Her preparations for the U.S. Open starting on Aug. 28 have been far from ideal and the Tunisian withdrew from this month’s Canadian Open in Montreal with a knee injury. Nabil Mlika, who discovered Jabeur at the age of five and coached her for 10 years, has been worried about how his former charge will cope with the burden of expectations. “I hope that she has fully recovered and will be ready both physically and mentally, because her spirits are currently very high,” Mlika told Reuters.

“I hope that she successfully deals with the tension and the weight of expectation at crucial times.” Jabeur is not the first player to lose a string of major finals. American great Chris Evert lost her first three before finishing with a tally of 18, while Kim Clijsters, who lost four slam finals before going on to collect four majors, consoled Jabeur following her Wimbledon defeat. “Hopefully I will be like the others that failed a couple of times to do it and it (the win) will come after. I’ll try to stay positive,” Jabeur said.

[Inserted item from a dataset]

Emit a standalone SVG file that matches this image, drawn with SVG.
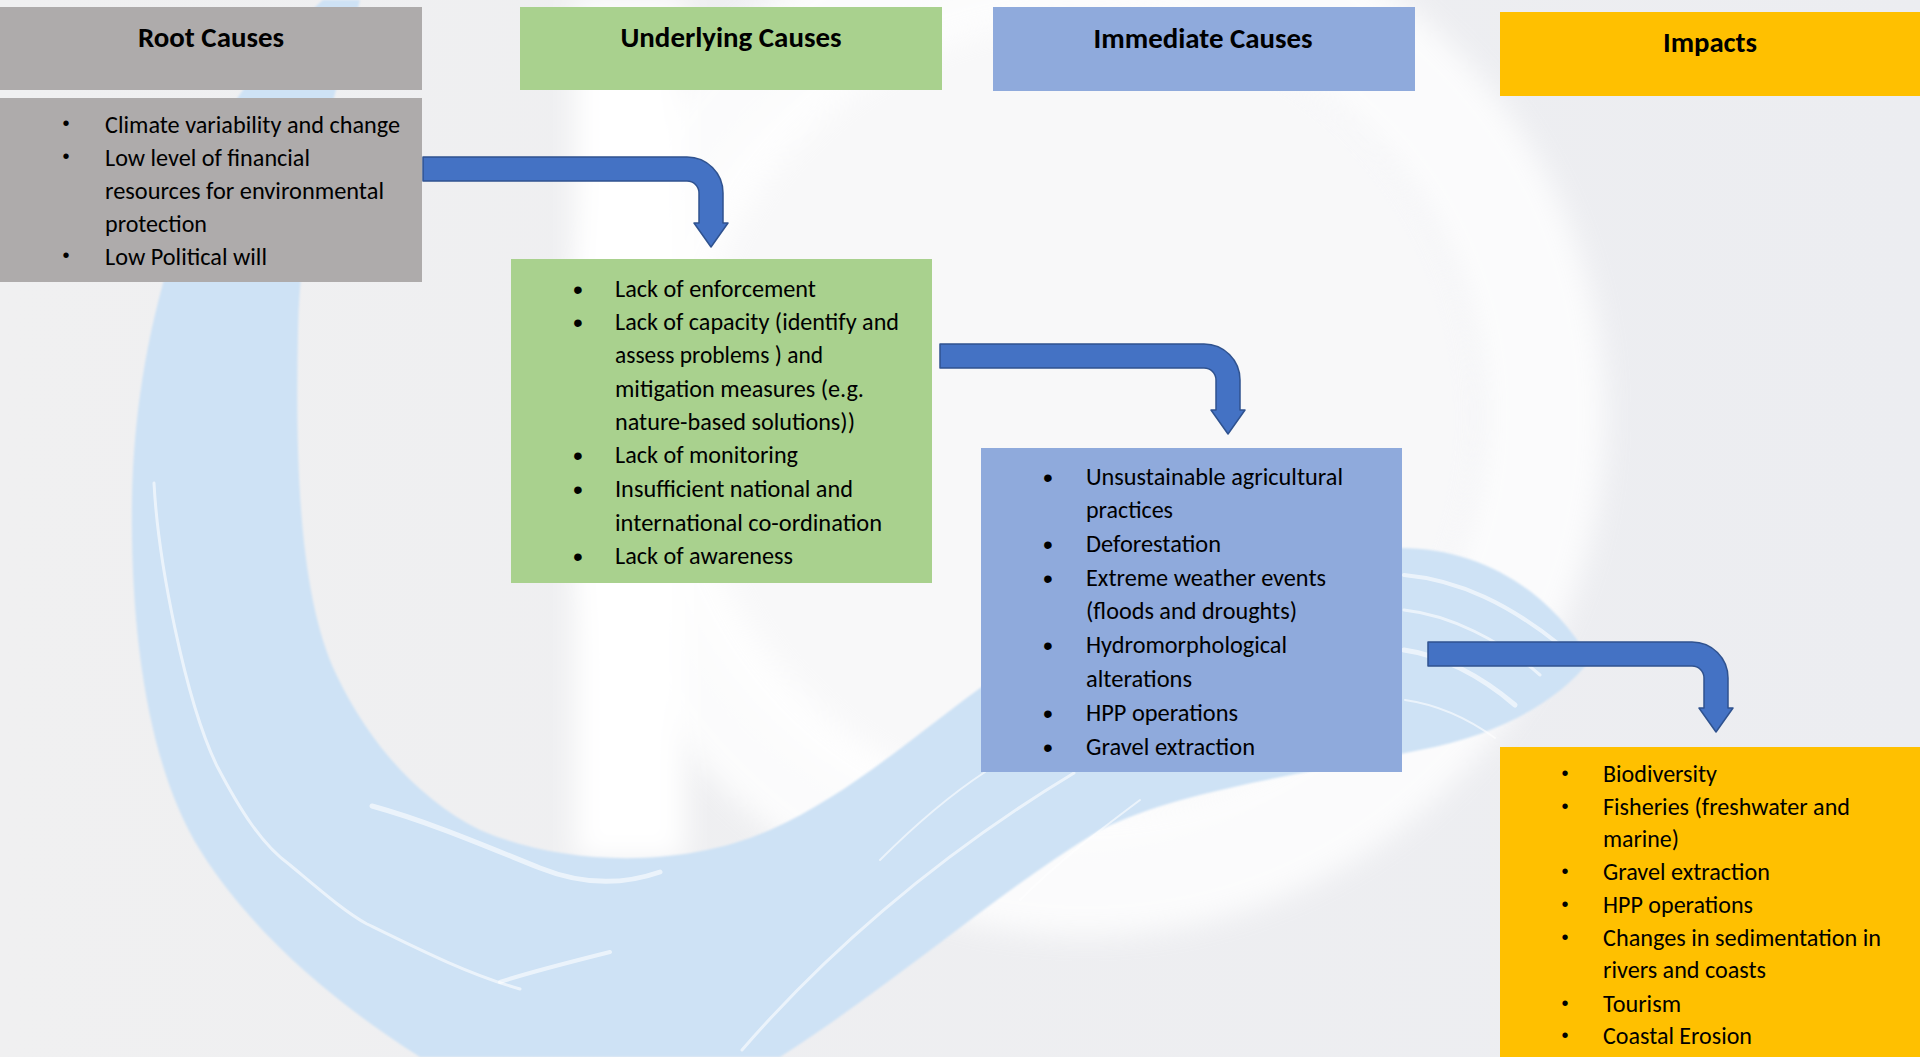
<svg xmlns="http://www.w3.org/2000/svg" xmlns:xlink="http://www.w3.org/1999/xlink" width="1920" height="1057" viewBox="0 0 1920 1057">
  <defs>
    <style>
      .title { font-family: Carlito, Lato, "Liberation Sans", sans-serif; font-size: 28px; font-weight: bold; fill: #000; text-anchor: middle; }
      .item { font-family: Carlito, Lato, "Liberation Sans", sans-serif; font-size: 24px; fill: #000; }
      .dot-s { font-family: "Liberation Sans", sans-serif; font-size: 20px; fill: #000; text-anchor: middle; }
      .dot-l { font-family: "Liberation Sans", sans-serif; font-size: 28px; fill: #000; text-anchor: middle; }
      .root { fill: #aeabab; }
      .underlying { fill: #a9d18e; }
      .immediate { fill: #8faadc; }
      .impacts { fill: #ffc000; }
      .arrow { fill: #4472c4; stroke: #2f528f; stroke-width: 1.5; stroke-linejoin: round; }
      .streak { fill: none; stroke: #ffffff; stroke-linecap: round; opacity: 0.6; }
    </style>
    <filter id="soft" x="-20%" y="-20%" width="140%" height="140%">
      <feGaussianBlur stdDeviation="14"/>
    </filter>
    <filter id="soft-small" x="-5%" y="-5%" width="110%" height="110%">
      <feGaussianBlur stdDeviation="0.8"/>
    </filter>
    <linearGradient id="bg-grad" x1="0" y1="0" x2="1" y2="0">
      <stop offset="0" stop-color="#f0f0f1"/>
      <stop offset="1" stop-color="#ecedf1"/>
    </linearGradient>
    <!-- bent arrow: horizontal shaft, rounded corner, downward head; origin at top-left of the shaft -->
    <path id="bent-arrow" d="M0,0 H264 A36,36 0 0 1 300,36 V66 H305 L288,90 L271,66 H276 V36 A12,12 0 0 0 264,24 H0 Z"/>
  </defs>

  <!-- backdrop -->
  <g id="background">
    <rect x="0" y="0" width="1920" height="1057" fill="url(#bg-grad)"/>
    <circle cx="1060" cy="420" r="420" fill="#f8f8f9" filter="url(#soft)"/>
    <circle cx="1085" cy="415" r="458" fill="none" stroke="#ffffff" stroke-width="125" opacity="0.8" filter="url(#soft)"/>
    <rect x="575" y="0" width="110" height="860" fill="#ffffff" filter="url(#soft)"/>
    <!-- brush swirl -->
    <path fill="#cee2f5" filter="url(#soft-small)" d="M323,0 L360,0 C345,60 300,200 298,330 C295,470 300,600 337,676 C370,745 420,800 480,830 C560,865 680,870 770,830 C860,790 930,720 1020,660 C1120,595 1260,550 1400,548 C1480,548 1550,590 1590,660 C1560,700 1500,735 1420,750 C1300,775 1180,790 1100,830 C1000,890 900,980 780,1057 L420,1057 C330,1000 250,930 200,850 C150,770 130,640 132,500 C134,380 160,250 230,110 C260,60 300,20 323,0 Z"/>
    <path class="streak" stroke-width="3" d="M154,483 C158,560 185,700 217,766 C240,810 262,845 290,865 C320,890 345,912 367,924 C420,950 470,975 520,989"/>
    <path class="streak" stroke-width="5" d="M372,806 C430,822 490,848 540,868 C580,884 620,886 660,872"/>
    <path class="streak" stroke-width="4" d="M500,982 C530,972 570,962 610,952"/>
    <path class="streak" stroke-width="3" d="M742,1050 C820,960 930,860 1074,773"/>
    <path class="streak" stroke-width="2" d="M880,860 C910,830 950,795 985,772"/>
    <path class="streak" stroke-width="2" d="M1020,900 C1060,860 1100,830 1140,800"/>
    <path class="streak" stroke-width="4" d="M1404,575 C1460,580 1510,605 1560,645"/>
    <path class="streak" stroke-width="3" d="M1404,610 C1450,615 1500,640 1540,675"/>
    <path class="streak" stroke-width="5" d="M1404,650 C1440,655 1480,675 1515,705"/>
    <path class="streak" stroke-width="2" d="M1405,700 C1440,705 1470,720 1495,738"/>
  </g>

  <!-- Root Causes -->
  <g id="root-causes">
    <rect class="root" x="0" y="7" width="422" height="83"/>
    <text class="title" x="211" y="47" textLength="146" lengthAdjust="spacingAndGlyphs">Root Causes</text>
    <rect class="root" x="0" y="98" width="422" height="184"/>
    <text class="dot-s" x="66" y="130">•</text>
    <text class="item" x="105" y="133" textLength="295" lengthAdjust="spacingAndGlyphs">Climate variability and change</text>
    <text class="dot-s" x="66" y="163">•</text>
    <text class="item" x="105" y="166" textLength="205" lengthAdjust="spacingAndGlyphs">Low level of financial</text>
    <text class="item" x="105" y="199" textLength="279" lengthAdjust="spacingAndGlyphs">resources for environmental</text>
    <text class="item" x="105" y="232" textLength="102" lengthAdjust="spacingAndGlyphs">protection</text>
    <text class="dot-s" x="66" y="262">•</text>
    <text class="item" x="105" y="265" textLength="162" lengthAdjust="spacingAndGlyphs">Low Political will</text>
  </g>

  <!-- Underlying Causes -->
  <g id="underlying-causes">
    <rect class="underlying" x="520" y="7" width="422" height="83"/>
    <text class="title" x="731" y="47" textLength="221" lengthAdjust="spacingAndGlyphs">Underlying Causes</text>
    <rect class="underlying" x="511" y="259" width="421" height="324"/>
    <text class="dot-l" x="578" y="299">•</text>
    <text class="item" x="615" y="297" textLength="201" lengthAdjust="spacingAndGlyphs">Lack of enforcement</text>
    <text class="dot-l" x="578" y="332">•</text>
    <text class="item" x="615" y="330" textLength="284" lengthAdjust="spacingAndGlyphs">Lack of capacity (identify and</text>
    <text class="item" x="615" y="363" textLength="208" lengthAdjust="spacingAndGlyphs">assess problems ) and</text>
    <text class="item" x="615" y="397" textLength="249" lengthAdjust="spacingAndGlyphs">mitigation measures (e.g.</text>
    <text class="item" x="615" y="430" textLength="240" lengthAdjust="spacingAndGlyphs">nature-based solutions))</text>
    <text class="dot-l" x="578" y="465">•</text>
    <text class="item" x="615" y="463" textLength="183" lengthAdjust="spacingAndGlyphs">Lack of monitoring</text>
    <text class="dot-l" x="578" y="499">•</text>
    <text class="item" x="615" y="497" textLength="238" lengthAdjust="spacingAndGlyphs">Insufficient national and</text>
    <text class="item" x="615" y="531" textLength="267" lengthAdjust="spacingAndGlyphs">international co-ordination</text>
    <text class="dot-l" x="578" y="566">•</text>
    <text class="item" x="615" y="564" textLength="178" lengthAdjust="spacingAndGlyphs">Lack of awareness</text>
  </g>

  <!-- Immediate Causes -->
  <g id="immediate-causes">
    <rect class="immediate" x="993" y="7" width="422" height="84"/>
    <text class="title" x="1203" y="48" textLength="219" lengthAdjust="spacingAndGlyphs">Immediate Causes</text>
    <rect class="immediate" x="981" y="448" width="421" height="324"/>
    <text class="dot-l" x="1048" y="487">•</text>
    <text class="item" x="1086" y="485" textLength="257" lengthAdjust="spacingAndGlyphs">Unsustainable agricultural</text>
    <text class="item" x="1086" y="518" textLength="87" lengthAdjust="spacingAndGlyphs">practices</text>
    <text class="dot-l" x="1048" y="554">•</text>
    <text class="item" x="1086" y="552" textLength="135" lengthAdjust="spacingAndGlyphs">Deforestation</text>
    <text class="dot-l" x="1048" y="588">•</text>
    <text class="item" x="1086" y="586" textLength="240" lengthAdjust="spacingAndGlyphs">Extreme weather events</text>
    <text class="item" x="1086" y="619" textLength="211" lengthAdjust="spacingAndGlyphs">(floods and droughts)</text>
    <text class="dot-l" x="1048" y="655">•</text>
    <text class="item" x="1086" y="653" textLength="201" lengthAdjust="spacingAndGlyphs">Hydromorphological</text>
    <text class="item" x="1086" y="687" textLength="106" lengthAdjust="spacingAndGlyphs">alterations</text>
    <text class="dot-l" x="1048" y="723">•</text>
    <text class="item" x="1086" y="721" textLength="152" lengthAdjust="spacingAndGlyphs">HPP operations</text>
    <text class="dot-l" x="1048" y="757">•</text>
    <text class="item" x="1086" y="755" textLength="169" lengthAdjust="spacingAndGlyphs">Gravel extraction</text>
  </g>

  <!-- Impacts -->
  <g id="impacts">
    <rect class="impacts" x="1500" y="12" width="420" height="84"/>
    <text class="title" x="1710" y="52" textLength="94" lengthAdjust="spacingAndGlyphs">Impacts</text>
    <rect class="impacts" x="1500" y="747" width="420" height="310"/>
    <text class="dot-s" x="1565" y="780">•</text>
    <text class="item" x="1603" y="782" textLength="114" lengthAdjust="spacingAndGlyphs">Biodiversity</text>
    <text class="dot-s" x="1565" y="813">•</text>
    <text class="item" x="1603" y="815" textLength="247" lengthAdjust="spacingAndGlyphs">Fisheries (freshwater and</text>
    <text class="item" x="1603" y="847" textLength="76" lengthAdjust="spacingAndGlyphs">marine)</text>
    <text class="dot-s" x="1565" y="878">•</text>
    <text class="item" x="1603" y="880" textLength="167" lengthAdjust="spacingAndGlyphs">Gravel extraction</text>
    <text class="dot-s" x="1565" y="911">•</text>
    <text class="item" x="1603" y="913" textLength="150" lengthAdjust="spacingAndGlyphs">HPP operations</text>
    <text class="dot-s" x="1565" y="944">•</text>
    <text class="item" x="1603" y="946" textLength="278" lengthAdjust="spacingAndGlyphs">Changes in sedimentation in</text>
    <text class="item" x="1603" y="978" textLength="163" lengthAdjust="spacingAndGlyphs">rivers and coasts</text>
    <text class="dot-s" x="1565" y="1010">•</text>
    <text class="item" x="1603" y="1012" textLength="78" lengthAdjust="spacingAndGlyphs">Tourism</text>
    <text class="dot-s" x="1565" y="1042">•</text>
    <text class="item" x="1603" y="1044" textLength="149" lengthAdjust="spacingAndGlyphs">Coastal Erosion</text>
  </g>

  <!-- connectors between the stages -->
  <g id="connectors">
    <use xlink:href="#bent-arrow" class="arrow" transform="translate(423,157)"/>
    <use xlink:href="#bent-arrow" class="arrow" transform="translate(940,344)"/>
    <use xlink:href="#bent-arrow" class="arrow" transform="translate(1428,642)"/>
  </g>
</svg>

Andy Roddick also offered his help to the fan favourite. The American won his first major final in 2003 at the U.S. Open but that was his only Grand Slam success. He then lost a final in New York and three at Wimbledon – all to Roger Federer. “I actually sent her (Jabeur) a message after the (Wimbledon) final and said, ‘Listen if you ever want to chat I’ve been where you are right now but I have more faith in you winning Wimbledon than I ever had in myself winning Wimbledon.” No matter what happens at the U.S. Open, Jabeur still has huge support from her fans back in Tunisia and they believe that she will be crowned a Grand Slam champion one day.